824. Мф. 6, 11; Лк. 11,3.
825. 2 Фес. 3, 10.
826. Гангра — главный город Пафлогонии (малоазиатской приморской области на южном берегу Черного моря), где в 376 г. состоялся поместный собор против евстафиан, отвергавших в своем аскетизме брак не только для священников, но и для мирян.
827. См., например: Каутский К Происхождение христианства. М., 1990, с. 310, 322–323. О полемике Булгакова с Каутским по поводу раннехристианского «коммунизма» см.: Булгаков С.Н. Два града. СПб., 1997, с. 484.
828. Если дашь деньги взаймы бедному из народа моего, то не притесняй и не налагай на него роста» (Исх. 22, 25). Подробнее см.: Рих А. Хозяйственная этика. М., 1996, с. 260.

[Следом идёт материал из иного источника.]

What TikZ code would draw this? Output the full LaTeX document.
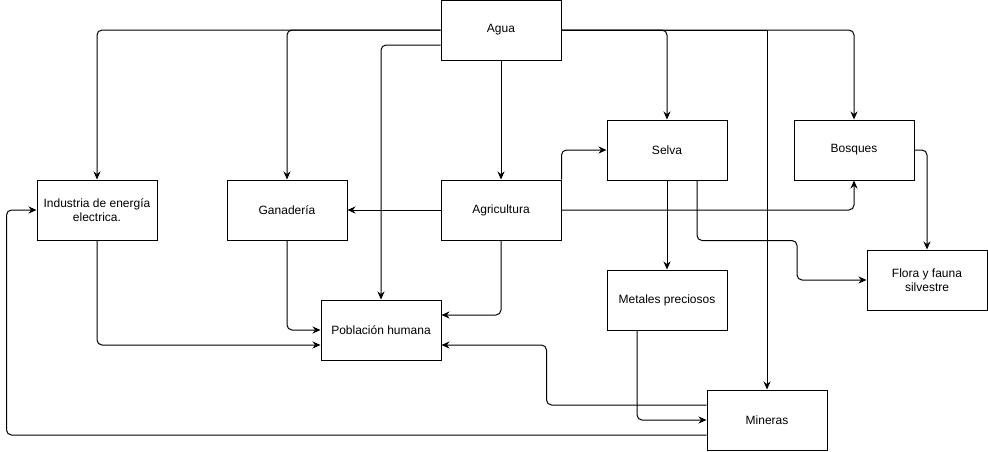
\documentclass[tikz,border=0pt]{standalone}
\usepackage{fontspec}
\setmainfont{Liberation Sans}
\usetikzlibrary{arrows.meta,calc}
\tikzset{
  box/.style={draw, line width=1pt, minimum width=120pt, minimum height=60pt, align=center, inner sep=2pt, font=\fontsize{12}{14}\selectfont},
  arr/.style={line width=1pt, rounded corners=5pt, -{Stealth[length=8pt,width=7pt]}}
}
\begin{document}
\begin{tikzpicture}[x=1pt,y=-1pt]
\useasboundingbox (0,0) rectangle (988,451);
\node[box] (agua) at (501,30) {Agua};
\node[box] (ind) at (97,210) {Industria de energía\\electrica.};
\node[box] (gan) at (287,210) {Ganadería};
\node[box] (agr) at (501,210) {Agricultura};
\node[box] (selva) at (667,150) {Selva};
\node[box] (bos) at (854,150) {Bosques};
\node[box] (pob) at (381,330) {Población humana};
\node[box] (met) at (667,300) {Metales preciosos};
\node[box] (flora) at (927,280) {Flora y fauna\\silvestre};
\node[box] (min) at (767,420) {Mineras};

\draw[arr] (agua.west) -| (ind.north);
\draw[arr] (agua.west) -| (gan.north);
\draw[arr] ($(agua.west)+(0,15)$) -| (pob.north);
\draw[arr] (agua.south) -- (agr.north);
\draw[arr] (agua.east) -| (selva.north);
\draw[arr] (agua.east) -| (bos.north);
\draw[arr, rounded corners=0pt] (agua.east) -| (min.north);
\draw[arr] (agr.west) -- (gan.east);
\draw[arr] (agr.north east) |- (selva.west);
\draw[arr] (agr.east) -| (bos.south);
\draw[arr] (agr.south) |- ($(pob.east)+(0,-15)$);
\draw[arr] (gan.south) |- (pob.west);
\draw[arr] (ind.south) |- ($(pob.west)+(0,15)$);
\draw[arr] (selva.south) -- (met.north);
\draw[arr] ($(selva.south)+(30,0)$) -- ++(0,60) -- ++(100,0) |- (flora.west);
\draw[arr] (bos.east) -| (flora.north);
\draw[arr] ($(met.south)+(-30,0)$) |- (min.west);
\draw[arr] ($(min.west)+(0,-15)$) -- ++(-160,0) |- ($(pob.east)+(0,15)$);
\draw[arr] ($(min.west)+(0,15)$) -- ++(-700,0) |- (ind.west);
\end{tikzpicture}
\end{document}
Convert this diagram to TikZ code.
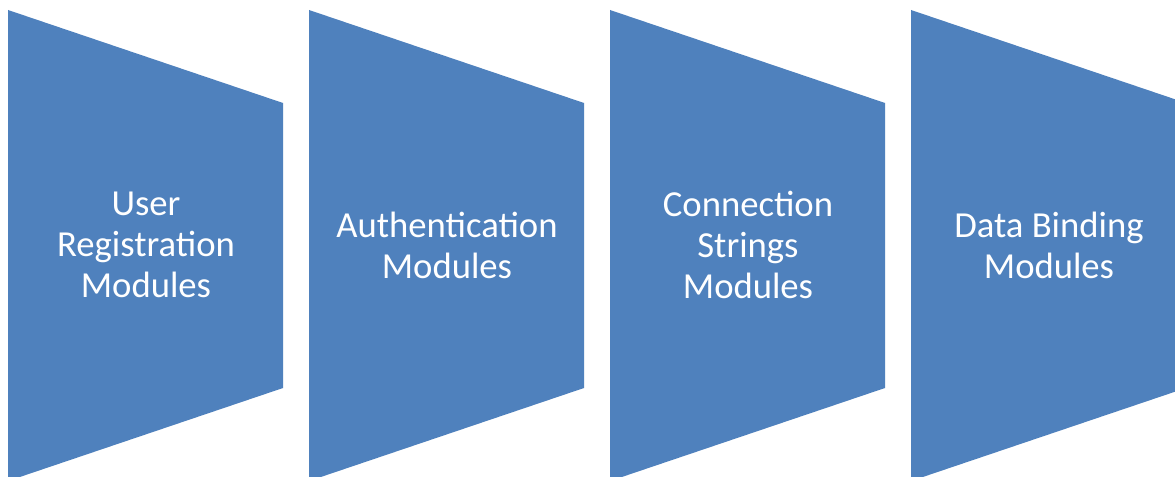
\documentclass[tikz,border=0pt]{standalone}
\usepackage{fontspec}
\setmainfont{Carlito}
\definecolor{stepblue}{HTML}{4F81BD}
\begin{document}
\begin{tikzpicture}[x=0.75pt,y=-0.75pt,
  stage/.style={fill=stepblue},
  stagetext/.style={text=white,align=center,font=\fontsize{27.5}{30.8}\selectfont,inner sep=0pt}]
\useasboundingbox (0,0) rectangle (1175,477);
\fill[white] (0,0) rectangle (1175,477);
\begin{scope}
\clip (0,0) rectangle (1175,477);
\foreach \x/\n/\t in {8/a/{User\\Registration\\Modules},309/b/{Authentication\\Modules},610/c/{Connection\\Strings\\Modules},911/d/{Data Binding\\Modules}}{
  \fill[stage] (\x,10) -- (\x+275,103) -- (\x+275,388) -- (\x,481) -- cycle;
  \node[stagetext] (\n) at (\x+138,245) {\t};
}
\end{scope}
\end{tikzpicture}
\end{document}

829. Фиваида — пустынная местность вокруг Фив в Египте, где в древности — в пещерах — «спасались» многие раннехристианские подвижники (в частности, св. Антоний).
830. О попытке Карпократа осуществить платоновскую идею общности имущества, сообщает Ириней в сочинении «Против ересей». См.: Сочинения святого Иринея. СПб., 1900.

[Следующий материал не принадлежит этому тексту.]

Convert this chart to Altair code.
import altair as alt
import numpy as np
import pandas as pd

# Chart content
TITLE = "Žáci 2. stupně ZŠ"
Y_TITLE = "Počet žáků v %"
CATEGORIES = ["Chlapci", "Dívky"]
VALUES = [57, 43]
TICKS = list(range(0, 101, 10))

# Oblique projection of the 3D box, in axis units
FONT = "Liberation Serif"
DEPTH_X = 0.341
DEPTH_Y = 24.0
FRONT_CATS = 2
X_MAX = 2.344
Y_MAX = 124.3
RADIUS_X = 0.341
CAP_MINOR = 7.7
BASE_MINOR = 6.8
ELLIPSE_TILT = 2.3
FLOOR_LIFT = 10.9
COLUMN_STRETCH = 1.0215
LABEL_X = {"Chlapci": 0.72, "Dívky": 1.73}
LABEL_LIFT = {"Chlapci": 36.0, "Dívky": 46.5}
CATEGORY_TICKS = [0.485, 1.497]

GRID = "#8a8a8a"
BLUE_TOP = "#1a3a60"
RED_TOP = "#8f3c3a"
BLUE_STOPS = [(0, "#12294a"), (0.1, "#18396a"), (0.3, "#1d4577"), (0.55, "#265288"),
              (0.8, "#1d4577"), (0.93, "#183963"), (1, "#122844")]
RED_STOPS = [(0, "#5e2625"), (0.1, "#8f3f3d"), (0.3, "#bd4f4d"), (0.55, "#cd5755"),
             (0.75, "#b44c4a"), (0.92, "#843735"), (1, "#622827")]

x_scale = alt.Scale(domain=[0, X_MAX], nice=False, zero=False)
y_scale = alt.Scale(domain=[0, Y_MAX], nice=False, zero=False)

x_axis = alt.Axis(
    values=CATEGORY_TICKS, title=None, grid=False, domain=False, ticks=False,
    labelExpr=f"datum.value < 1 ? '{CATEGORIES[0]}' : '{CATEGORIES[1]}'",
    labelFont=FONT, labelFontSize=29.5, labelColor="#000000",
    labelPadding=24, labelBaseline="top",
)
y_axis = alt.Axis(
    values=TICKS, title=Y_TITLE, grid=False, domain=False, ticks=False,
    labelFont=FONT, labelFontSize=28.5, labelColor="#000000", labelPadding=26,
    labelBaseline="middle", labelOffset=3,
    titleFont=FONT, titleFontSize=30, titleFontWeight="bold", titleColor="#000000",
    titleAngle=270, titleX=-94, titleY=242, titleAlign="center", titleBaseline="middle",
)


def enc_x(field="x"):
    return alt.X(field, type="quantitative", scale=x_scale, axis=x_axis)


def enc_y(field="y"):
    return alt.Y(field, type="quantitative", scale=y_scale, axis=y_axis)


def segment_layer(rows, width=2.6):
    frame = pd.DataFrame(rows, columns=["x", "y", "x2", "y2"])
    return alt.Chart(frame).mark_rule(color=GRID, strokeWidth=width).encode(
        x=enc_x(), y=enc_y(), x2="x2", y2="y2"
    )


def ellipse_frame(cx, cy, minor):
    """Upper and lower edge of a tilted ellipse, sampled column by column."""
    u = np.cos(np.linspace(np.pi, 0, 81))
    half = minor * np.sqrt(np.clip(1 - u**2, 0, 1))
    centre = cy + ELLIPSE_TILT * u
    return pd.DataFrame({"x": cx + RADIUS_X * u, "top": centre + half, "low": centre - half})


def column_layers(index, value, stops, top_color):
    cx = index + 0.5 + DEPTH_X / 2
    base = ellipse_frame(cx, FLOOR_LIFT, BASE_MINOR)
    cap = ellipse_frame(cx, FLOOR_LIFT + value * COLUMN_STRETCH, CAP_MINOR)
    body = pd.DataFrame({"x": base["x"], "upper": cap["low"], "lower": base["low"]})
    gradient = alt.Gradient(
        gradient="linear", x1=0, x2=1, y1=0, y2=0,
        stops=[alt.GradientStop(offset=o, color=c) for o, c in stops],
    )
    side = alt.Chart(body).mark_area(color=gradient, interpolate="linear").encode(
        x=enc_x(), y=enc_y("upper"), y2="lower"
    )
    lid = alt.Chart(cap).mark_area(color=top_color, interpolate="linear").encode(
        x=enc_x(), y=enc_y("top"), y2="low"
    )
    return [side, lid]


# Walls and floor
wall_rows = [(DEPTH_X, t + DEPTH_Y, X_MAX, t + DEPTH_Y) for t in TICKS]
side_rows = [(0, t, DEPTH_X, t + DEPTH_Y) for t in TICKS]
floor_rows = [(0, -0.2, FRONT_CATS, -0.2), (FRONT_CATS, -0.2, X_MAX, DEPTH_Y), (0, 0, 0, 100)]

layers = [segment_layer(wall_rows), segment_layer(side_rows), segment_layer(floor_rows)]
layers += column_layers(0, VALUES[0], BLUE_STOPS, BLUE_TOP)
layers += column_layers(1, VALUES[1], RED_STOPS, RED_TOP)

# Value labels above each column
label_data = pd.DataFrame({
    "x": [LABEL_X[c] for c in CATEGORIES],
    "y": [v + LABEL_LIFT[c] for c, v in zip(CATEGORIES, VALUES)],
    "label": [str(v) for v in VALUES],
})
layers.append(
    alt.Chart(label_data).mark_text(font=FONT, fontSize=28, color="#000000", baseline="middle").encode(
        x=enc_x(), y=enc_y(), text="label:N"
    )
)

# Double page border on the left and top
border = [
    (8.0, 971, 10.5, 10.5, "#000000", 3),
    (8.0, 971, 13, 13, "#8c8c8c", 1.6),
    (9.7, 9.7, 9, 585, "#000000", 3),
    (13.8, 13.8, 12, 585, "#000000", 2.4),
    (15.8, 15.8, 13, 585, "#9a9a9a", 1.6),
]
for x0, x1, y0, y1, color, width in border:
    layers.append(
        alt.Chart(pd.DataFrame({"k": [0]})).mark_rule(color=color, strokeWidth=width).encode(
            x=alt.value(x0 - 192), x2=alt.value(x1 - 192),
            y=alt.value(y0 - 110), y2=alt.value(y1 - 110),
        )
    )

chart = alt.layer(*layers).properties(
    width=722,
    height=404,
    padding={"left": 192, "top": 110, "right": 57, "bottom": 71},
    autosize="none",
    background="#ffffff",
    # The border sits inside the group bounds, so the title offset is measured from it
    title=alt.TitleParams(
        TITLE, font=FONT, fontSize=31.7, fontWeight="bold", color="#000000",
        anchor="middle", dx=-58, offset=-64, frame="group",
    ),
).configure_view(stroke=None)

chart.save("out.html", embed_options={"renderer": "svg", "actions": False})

831. Развернутую характеристику всех этих сочинений Булгаков дает в своей статье «Апокалиптика и социализм». См.: Булгаков С.Н. Два града. СПб., 1997, с. 208–209. Книга Сивилл, упомянутая Булгаковым, имеется появилась в рус. переводе: Книги Сивилл. М., 1996 (перевод с древнегреческого М. и В. Витковских).
832. Зелоты (или «канаиты» — ревнители) — в древней Иудее партия воинствующих мессианистов, отрицавших любую власть, кроме власти бога, и призывавшие к вооруженной борьбе против Римской империи; возникла в первые годы н. э. Наиболее радикальные зелоты — сиккарии («кинжальщики») — избрали путь террористических действий.
833. Лолларды — представители крестьянской ереси в Англии в XIV в., многие из которых были участниками восстания Уота Тайлера 1381 г.
834. Марфа и Мария — сестры Лазаря из Вифании, в доме которого гостил Иисус Христос (Лк. 10, 38–42). Мария сидела у ног Христа и внимала ему, Марфа была занята исключительно заботой о Нем. Сестры символизируют соответственно заботу о земном и заботу о небесном.
835. В энциклике «Rerum novarum» («О новых вещах»), изданной в 1891 г., излагается социальная политика католической церкви, разработанная папой Львом XIII. Эта политика предусматривала превращение идеологии христианского социализма в почти официальную доктрину католической церкви, но вместе с тем объявляла решительную борьбу социализму по вопросу собственности.
836. Жизнь и труд (англ.).
837. У Н.Ф. Федорова: «Мир дан не на поглядение, не миросозерцание — цель человека. Человек всегда считал возможным действие на мир, изменение его согласно своим желаниям» (Федоров Н.Ф. Сочинения М., 1982, с. 427).
838. Критические отзывы на первый выпуск «Очерков по истории экономической мысли» указаны Е.А. Голлербахом в «Списке выявленных печатных отзывов об изданиях “Пути”» (см.: Голлербах Е. К незримому граду. Религиозно–философская группа «Путь» (1910–1919) в поисках новой русской идентичности. СПб., 2000, с. 462).
839. Здесь и далее везде указаны страницы настоящего издания. — B. C.